A little Throwback Thursday action…
My BFF Kelly is a great roadie partner for me. We both have a penchant for a quick trip. We both love hotel breakfast and leaving the do-not-disturb on the door.
Fans of the quick escape, we both love to hop in a car and buzz off to something quick but memorable. Usually we do these zippy jaunts when there is something to see.
Long ago – when our roadies first began – we went to a lot more sporting events. My writing was of that genre of topic, mostly, so games required attendance. Places like San Antonio were one thing, but covering hockey in an actual barn in Texarkana is another.
Like a vehicular whirl wind, we would make our way to towns riding together in my Pontiac Grand Prix.
Oh yeah – styling and profiling – that Grand Prix was a deep shade of green and it was a hand-off to me by one of my in-laws at the time. I should have known, then, that they didn’t like me. It had its moments. It did get me around – but there was a cost.
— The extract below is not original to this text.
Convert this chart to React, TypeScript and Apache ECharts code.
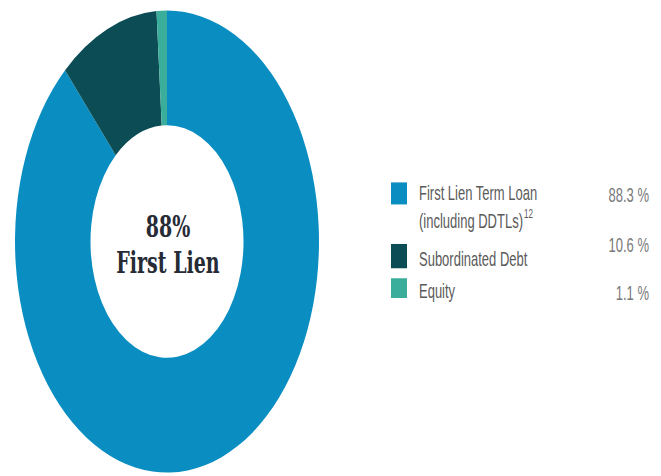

One time with it, I was walking out of a Starbucks after spending a weekend with a traveling Jim Rome show in Austin to find the ‘Ponticrap‘ (as we called it) had expelled all of its green fluids. Rolling down the parking drive like a stream of lemon-lime Gatorade, I had been left stranded in Belton, Texas for the night.
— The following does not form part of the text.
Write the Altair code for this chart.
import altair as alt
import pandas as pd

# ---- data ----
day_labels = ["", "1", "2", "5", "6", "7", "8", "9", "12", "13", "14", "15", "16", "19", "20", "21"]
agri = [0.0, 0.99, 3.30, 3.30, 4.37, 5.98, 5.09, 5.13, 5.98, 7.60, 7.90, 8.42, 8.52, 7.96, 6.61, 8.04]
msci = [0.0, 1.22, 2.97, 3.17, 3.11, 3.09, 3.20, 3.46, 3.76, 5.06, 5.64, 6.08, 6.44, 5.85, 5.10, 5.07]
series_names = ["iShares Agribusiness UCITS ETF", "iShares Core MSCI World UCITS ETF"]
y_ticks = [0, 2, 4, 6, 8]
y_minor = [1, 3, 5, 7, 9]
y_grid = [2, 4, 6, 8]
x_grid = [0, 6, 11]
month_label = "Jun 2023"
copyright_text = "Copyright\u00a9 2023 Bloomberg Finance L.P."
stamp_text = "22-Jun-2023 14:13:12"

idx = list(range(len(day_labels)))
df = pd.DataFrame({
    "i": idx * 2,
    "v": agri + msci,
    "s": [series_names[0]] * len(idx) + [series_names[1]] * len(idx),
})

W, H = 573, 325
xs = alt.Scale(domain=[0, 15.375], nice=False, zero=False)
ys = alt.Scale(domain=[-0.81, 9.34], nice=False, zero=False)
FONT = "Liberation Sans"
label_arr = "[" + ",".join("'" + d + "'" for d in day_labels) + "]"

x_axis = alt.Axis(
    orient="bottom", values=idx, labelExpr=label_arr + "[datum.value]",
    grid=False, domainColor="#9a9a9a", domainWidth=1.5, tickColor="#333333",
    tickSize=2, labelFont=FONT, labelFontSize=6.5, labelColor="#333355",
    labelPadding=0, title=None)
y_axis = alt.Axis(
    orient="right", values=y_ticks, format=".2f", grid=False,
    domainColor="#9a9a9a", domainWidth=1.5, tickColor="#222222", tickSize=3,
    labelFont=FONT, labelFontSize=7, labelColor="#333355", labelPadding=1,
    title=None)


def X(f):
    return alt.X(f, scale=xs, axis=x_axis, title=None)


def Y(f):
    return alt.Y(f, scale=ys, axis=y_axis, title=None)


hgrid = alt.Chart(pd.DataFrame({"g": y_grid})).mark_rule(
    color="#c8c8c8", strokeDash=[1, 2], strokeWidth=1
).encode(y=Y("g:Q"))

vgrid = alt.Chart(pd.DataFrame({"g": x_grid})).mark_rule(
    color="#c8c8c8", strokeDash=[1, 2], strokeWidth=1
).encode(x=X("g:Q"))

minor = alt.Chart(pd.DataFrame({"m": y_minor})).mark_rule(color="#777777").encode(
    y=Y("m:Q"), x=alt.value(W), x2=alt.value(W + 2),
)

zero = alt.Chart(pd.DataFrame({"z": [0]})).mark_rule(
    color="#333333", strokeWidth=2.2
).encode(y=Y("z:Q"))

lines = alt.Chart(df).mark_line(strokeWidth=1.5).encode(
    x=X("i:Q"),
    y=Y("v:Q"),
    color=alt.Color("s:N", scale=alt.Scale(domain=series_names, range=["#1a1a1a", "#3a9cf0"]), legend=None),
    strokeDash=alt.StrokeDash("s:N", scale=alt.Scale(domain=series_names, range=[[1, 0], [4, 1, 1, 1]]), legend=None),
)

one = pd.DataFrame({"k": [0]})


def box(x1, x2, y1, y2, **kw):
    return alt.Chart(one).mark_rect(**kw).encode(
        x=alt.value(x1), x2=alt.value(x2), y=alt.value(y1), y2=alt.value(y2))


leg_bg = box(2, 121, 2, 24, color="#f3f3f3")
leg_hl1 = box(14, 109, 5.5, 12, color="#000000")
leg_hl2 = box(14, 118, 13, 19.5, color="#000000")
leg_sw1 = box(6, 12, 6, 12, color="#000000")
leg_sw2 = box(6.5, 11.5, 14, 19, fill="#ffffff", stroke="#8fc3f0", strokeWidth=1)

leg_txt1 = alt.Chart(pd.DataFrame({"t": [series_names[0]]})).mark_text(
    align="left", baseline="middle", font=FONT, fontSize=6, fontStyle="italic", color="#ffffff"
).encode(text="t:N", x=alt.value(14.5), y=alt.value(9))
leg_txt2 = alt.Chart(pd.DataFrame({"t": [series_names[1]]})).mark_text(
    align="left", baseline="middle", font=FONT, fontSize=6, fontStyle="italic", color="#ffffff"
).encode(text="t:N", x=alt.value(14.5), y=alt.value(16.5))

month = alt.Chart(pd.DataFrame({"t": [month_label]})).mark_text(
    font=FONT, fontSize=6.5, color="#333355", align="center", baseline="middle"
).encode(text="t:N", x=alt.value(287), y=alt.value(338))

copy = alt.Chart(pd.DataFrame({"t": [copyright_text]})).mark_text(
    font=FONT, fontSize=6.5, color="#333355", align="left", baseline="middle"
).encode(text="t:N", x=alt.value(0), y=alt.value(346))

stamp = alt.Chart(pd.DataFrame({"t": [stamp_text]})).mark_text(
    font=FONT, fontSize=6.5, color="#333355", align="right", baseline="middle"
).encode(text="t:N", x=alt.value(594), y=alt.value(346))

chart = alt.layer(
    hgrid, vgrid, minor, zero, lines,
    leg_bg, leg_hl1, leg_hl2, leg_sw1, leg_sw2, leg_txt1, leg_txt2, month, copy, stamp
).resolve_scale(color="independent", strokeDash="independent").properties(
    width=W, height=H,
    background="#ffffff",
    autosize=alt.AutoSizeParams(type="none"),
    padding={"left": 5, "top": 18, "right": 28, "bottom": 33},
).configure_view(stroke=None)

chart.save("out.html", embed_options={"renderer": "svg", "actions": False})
The Ponticrap would come to an end just a couple of blocks away from Kelly’s. We had just returned from one more roadie and I was on my way to my own home after dropping her off. Valiant in its attempts, the Ponticrap’s time was done.
Our road trip traditions, however, weren’t.
While the coverage for sport isn’t the end game anymore, I’m always happy to hit the option to ‘go’. If I’m passenger, I’ll take the opportunity to capture the world from my window. If I’m not driving, this is how I’m riding…
We had driven down I-35 to go to Austin to check out a show. The musician, Elohim, was playing at a place off 4th street on the East side of the highway. Surrounded by shops, bars, rainbow-pastel coffee houses and a CBD boutique, the area was a blend of the hip and the holding on.
Austin in the evening has a magical air to it. It’s almost as if the city – alive with activity – has a sense of slowing down mixed in. A hustle and hold.
But the side of the road held barely reachable stories. Only to be filled with inference, the dotting of the roadside acts as more like a Viewmaster rotating through the screens.